5 thoughts on “Favorite things about… Niagara (1953)

  1. Hi Lindsey! Love that photo with Max Showalter! “Hey Max, did you pull those pants up over your belly button? And tuck in that snowflake shirt!” And if we’re taking a vote, I’d have to say my favorite Marilyn movie is ‘The Seven Year Itch’.


  2. Gentlemen Prefer Blondes is my favorite Marilyn film but this is my favorite of her dramatic films and the only one that fully explores the dark side of her persona and where she plays a despicable character. I wouldn’t consider her role in Don’t Bother to Knock in the same vein, that character did some disturbing things but she was a very damaged and lost girl not really cruel.

    She was Fritz Lang’s original choice for Debbie in The Big Heat which would have either come just before or immediately following Niagara but Zanuck wanted too much money for her loanout. It worked out extremely well of course I can’t imagine anyone better in the role than Gloria Grahame, it’s my favorite performance of hers, but it is intriguing to wonder had Marilyn been cast what effect the one-two punch of those two noirs would have had on the trajectory of her career. It’s easy to envision her as a noir femme fatale, perhaps she would have been happier with those films than the ones she was cast in.

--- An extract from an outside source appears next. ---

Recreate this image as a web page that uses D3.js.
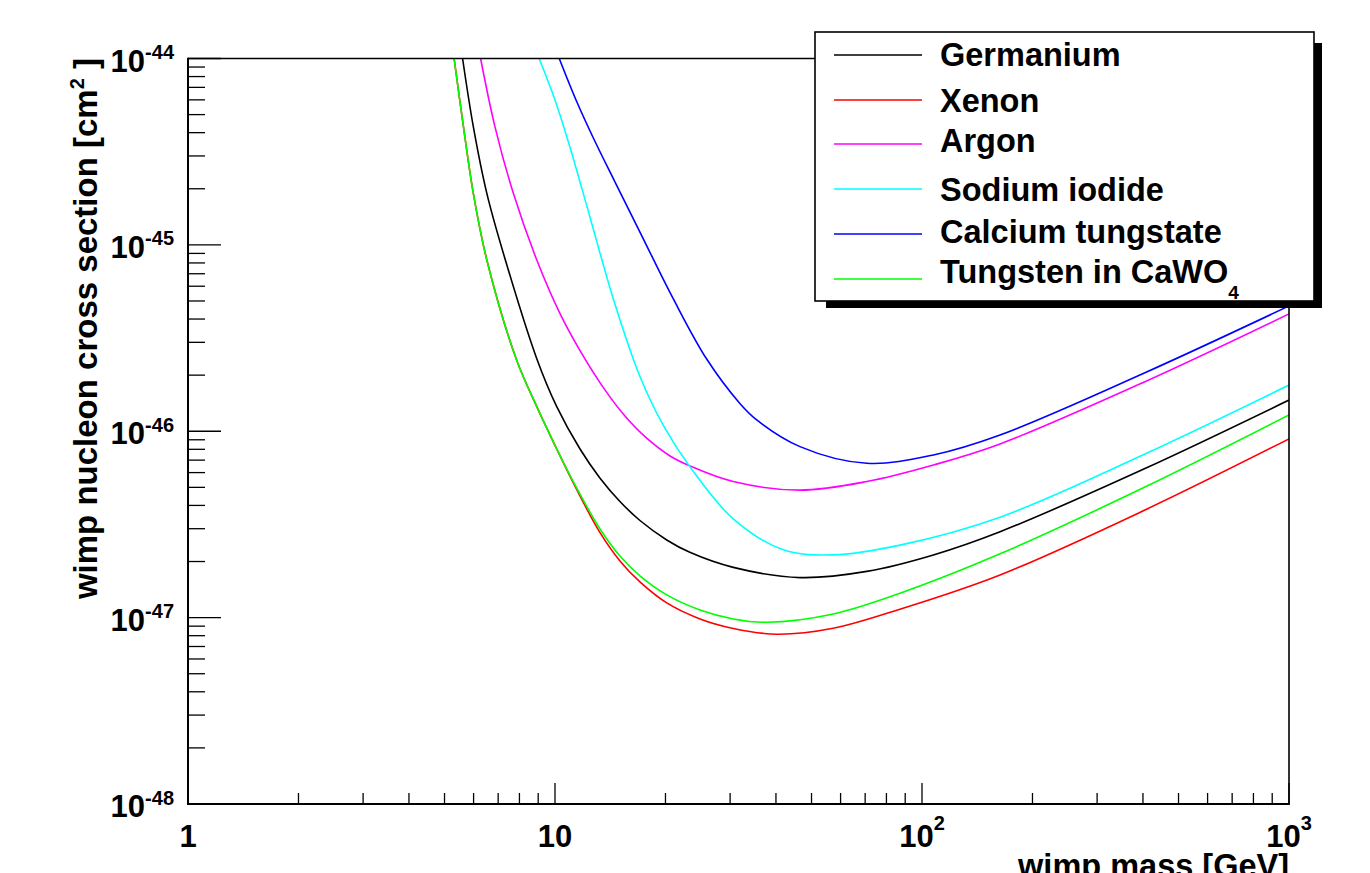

    James Mason was originally scheduled for the Joseph Cotton role but backed out when his daughter told him she didn’t want to see him in another picture that he didn’t make it all the way through. Nothing against Joe Cotton who was fine in the part and an actor I like but the match up of Mason and Monroe would have lead to an even more amazing film.

    I really like Jean Peters in this film, again she was originally planned for Marilyn’s part but when Marilyn started breaking through Fox shuffled the parts when Anne Baxter had to withdraw and Jean makes far more sense as Polly Cutler. She was certainly an attractive woman but her more down to earth quality counterbalanced Marilyn’s overt sexuality in a way it never would have had she been cast as the murderous sexpot.

    I don’t dislike any of Marilyn’s film, I’ve seen all of them except for a couple of her very early films where she just has bits, but The Prince and the Showgirl and Let’s Make Love were both a bit of a struggle. Prince is a bit too long and she and Olivier have a serious lack of rapport but Let’s Make Love could have been saved had it not had that black hole of cinema Yves Montand in the lead. Heaven knows it was offered to enough others, Rock Hudson, Charlton Heston, Jimmy Stewart, Cary Grant, Stephen Boyd, Yul Brynner and Gregory Peck (initially cast who backed out when rewriting diminished his role), before they settled on Montand-they should have kept looking!